◆ YOUR OBJECTIVE: Restate verbatim the lines between the one holding "Generate a LaTeX" and the one holding "(leg-real) at (41,170.7)", both included, and no others.

◆ SUPPLIED INFORMATION:
------

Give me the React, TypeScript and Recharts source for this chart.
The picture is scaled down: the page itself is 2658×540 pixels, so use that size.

------

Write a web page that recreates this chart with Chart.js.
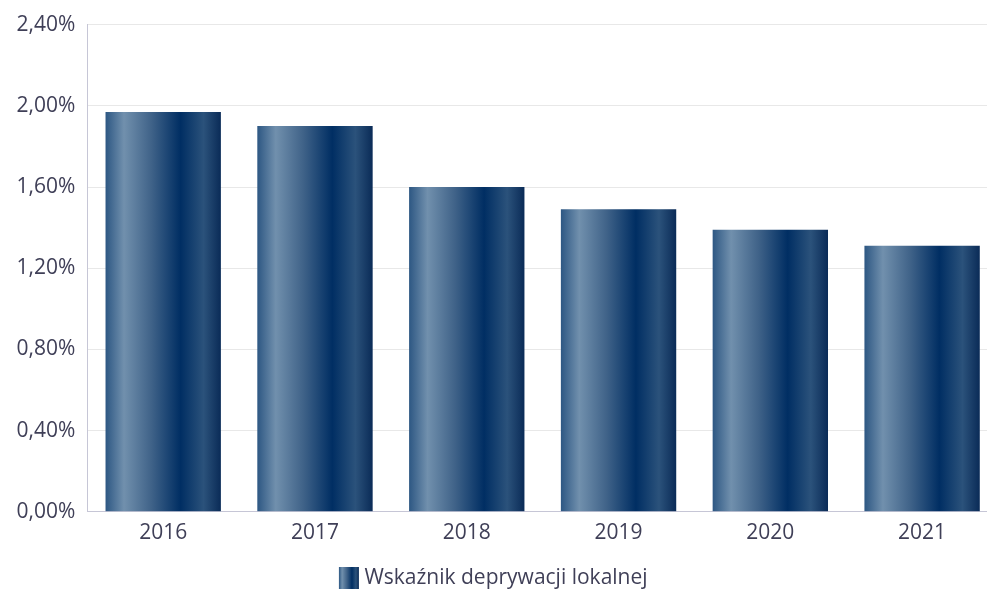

------

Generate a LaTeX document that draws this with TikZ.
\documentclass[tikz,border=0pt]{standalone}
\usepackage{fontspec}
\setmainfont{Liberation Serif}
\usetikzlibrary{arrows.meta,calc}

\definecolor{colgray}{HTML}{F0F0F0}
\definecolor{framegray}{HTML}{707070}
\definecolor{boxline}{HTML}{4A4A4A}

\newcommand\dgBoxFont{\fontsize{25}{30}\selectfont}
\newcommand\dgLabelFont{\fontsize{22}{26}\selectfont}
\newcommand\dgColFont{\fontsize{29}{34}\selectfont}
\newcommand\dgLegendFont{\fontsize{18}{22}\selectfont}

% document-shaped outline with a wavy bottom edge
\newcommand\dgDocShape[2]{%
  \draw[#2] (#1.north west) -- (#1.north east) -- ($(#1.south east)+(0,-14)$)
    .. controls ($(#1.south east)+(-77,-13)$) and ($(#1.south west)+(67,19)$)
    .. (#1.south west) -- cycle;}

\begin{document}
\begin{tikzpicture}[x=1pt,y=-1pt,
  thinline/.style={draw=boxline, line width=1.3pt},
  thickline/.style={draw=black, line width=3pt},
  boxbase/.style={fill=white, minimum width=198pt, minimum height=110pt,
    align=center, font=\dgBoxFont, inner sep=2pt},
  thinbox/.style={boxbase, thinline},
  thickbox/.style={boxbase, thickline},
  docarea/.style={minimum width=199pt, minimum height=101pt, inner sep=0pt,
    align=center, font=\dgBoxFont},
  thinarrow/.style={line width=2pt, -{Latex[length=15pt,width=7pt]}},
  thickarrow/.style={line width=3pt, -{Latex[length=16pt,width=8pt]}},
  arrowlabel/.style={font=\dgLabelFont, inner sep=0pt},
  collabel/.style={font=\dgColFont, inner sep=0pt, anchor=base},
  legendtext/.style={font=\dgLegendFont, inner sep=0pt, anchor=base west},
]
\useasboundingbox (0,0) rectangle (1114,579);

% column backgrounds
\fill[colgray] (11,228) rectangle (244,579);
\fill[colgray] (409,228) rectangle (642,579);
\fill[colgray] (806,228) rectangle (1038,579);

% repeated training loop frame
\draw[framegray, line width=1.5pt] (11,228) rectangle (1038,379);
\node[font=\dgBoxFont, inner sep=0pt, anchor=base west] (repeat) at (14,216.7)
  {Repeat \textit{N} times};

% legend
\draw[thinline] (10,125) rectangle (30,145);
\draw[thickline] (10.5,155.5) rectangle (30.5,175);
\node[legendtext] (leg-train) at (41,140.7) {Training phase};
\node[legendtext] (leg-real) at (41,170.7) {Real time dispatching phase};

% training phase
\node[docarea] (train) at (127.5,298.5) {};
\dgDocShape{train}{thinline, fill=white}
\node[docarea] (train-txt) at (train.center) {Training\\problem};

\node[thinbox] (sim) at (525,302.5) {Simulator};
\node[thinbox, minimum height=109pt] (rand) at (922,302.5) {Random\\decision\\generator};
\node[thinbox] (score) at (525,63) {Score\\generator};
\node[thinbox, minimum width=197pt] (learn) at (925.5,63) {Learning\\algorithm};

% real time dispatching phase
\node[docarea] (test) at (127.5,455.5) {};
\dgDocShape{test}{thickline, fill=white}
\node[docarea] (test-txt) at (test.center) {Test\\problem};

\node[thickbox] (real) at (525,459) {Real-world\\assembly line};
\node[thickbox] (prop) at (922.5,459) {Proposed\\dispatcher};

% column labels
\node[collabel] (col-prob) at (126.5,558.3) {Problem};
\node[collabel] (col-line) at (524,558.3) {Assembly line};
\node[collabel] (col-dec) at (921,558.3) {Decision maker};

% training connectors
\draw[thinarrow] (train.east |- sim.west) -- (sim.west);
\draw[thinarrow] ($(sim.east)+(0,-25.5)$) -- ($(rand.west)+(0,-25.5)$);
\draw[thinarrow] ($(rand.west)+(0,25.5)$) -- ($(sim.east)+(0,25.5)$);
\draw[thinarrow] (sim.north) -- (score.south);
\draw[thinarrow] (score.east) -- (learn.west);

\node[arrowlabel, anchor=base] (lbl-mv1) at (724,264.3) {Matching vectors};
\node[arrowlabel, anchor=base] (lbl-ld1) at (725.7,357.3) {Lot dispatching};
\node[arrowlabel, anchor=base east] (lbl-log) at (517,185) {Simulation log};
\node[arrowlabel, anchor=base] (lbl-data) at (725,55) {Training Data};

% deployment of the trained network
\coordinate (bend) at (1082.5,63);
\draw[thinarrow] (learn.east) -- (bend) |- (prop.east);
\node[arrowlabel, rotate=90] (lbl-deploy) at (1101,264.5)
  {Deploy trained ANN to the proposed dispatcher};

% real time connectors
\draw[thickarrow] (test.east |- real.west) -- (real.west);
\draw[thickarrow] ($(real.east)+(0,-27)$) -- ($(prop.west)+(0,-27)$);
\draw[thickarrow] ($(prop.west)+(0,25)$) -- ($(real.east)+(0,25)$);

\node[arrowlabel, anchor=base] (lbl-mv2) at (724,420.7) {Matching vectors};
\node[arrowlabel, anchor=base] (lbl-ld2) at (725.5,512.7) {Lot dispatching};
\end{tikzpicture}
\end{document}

------

◆ OUTPUT OF THE EXERCISE:
Generate a LaTeX document that draws this with TikZ.
\documentclass[tikz,border=0pt]{standalone}
\usepackage{fontspec}
\setmainfont{Liberation Serif}
\usetikzlibrary{arrows.meta,calc}

\definecolor{colgray}{HTML}{F0F0F0}
\definecolor{framegray}{HTML}{707070}
\definecolor{boxline}{HTML}{4A4A4A}

\newcommand\dgBoxFont{\fontsize{25}{30}\selectfont}
\newcommand\dgLabelFont{\fontsize{22}{26}\selectfont}
\newcommand\dgColFont{\fontsize{29}{34}\selectfont}
\newcommand\dgLegendFont{\fontsize{18}{22}\selectfont}

% document-shaped outline with a wavy bottom edge
\newcommand\dgDocShape[2]{%
  \draw[#2] (#1.north west) -- (#1.north east) -- ($(#1.south east)+(0,-14)$)
    .. controls ($(#1.south east)+(-77,-13)$) and ($(#1.south west)+(67,19)$)
    .. (#1.south west) -- cycle;}

\begin{document}
\begin{tikzpicture}[x=1pt,y=-1pt,
  thinline/.style={draw=boxline, line width=1.3pt},
  thickline/.style={draw=black, line width=3pt},
  boxbase/.style={fill=white, minimum width=198pt, minimum height=110pt,
    align=center, font=\dgBoxFont, inner sep=2pt},
  thinbox/.style={boxbase, thinline},
  thickbox/.style={boxbase, thickline},
  docarea/.style={minimum width=199pt, minimum height=101pt, inner sep=0pt,
    align=center, font=\dgBoxFont},
  thinarrow/.style={line width=2pt, -{Latex[length=15pt,width=7pt]}},
  thickarrow/.style={line width=3pt, -{Latex[length=16pt,width=8pt]}},
  arrowlabel/.style={font=\dgLabelFont, inner sep=0pt},
  collabel/.style={font=\dgColFont, inner sep=0pt, anchor=base},
  legendtext/.style={font=\dgLegendFont, inner sep=0pt, anchor=base west},
]
\useasboundingbox (0,0) rectangle (1114,579);

% column backgrounds
\fill[colgray] (11,228) rectangle (244,579);
\fill[colgray] (409,228) rectangle (642,579);
\fill[colgray] (806,228) rectangle (1038,579);

% repeated training loop frame
\draw[framegray, line width=1.5pt] (11,228) rectangle (1038,379);
\node[font=\dgBoxFont, inner sep=0pt, anchor=base west] (repeat) at (14,216.7)
  {Repeat \textit{N} times};

% legend
\draw[thinline] (10,125) rectangle (30,145);
\draw[thickline] (10.5,155.5) rectangle (30.5,175);
\node[legendtext] (leg-train) at (41,140.7) {Training phase};
\node[legendtext] (leg-real) at (41,170.7) {Real time dispatching phase};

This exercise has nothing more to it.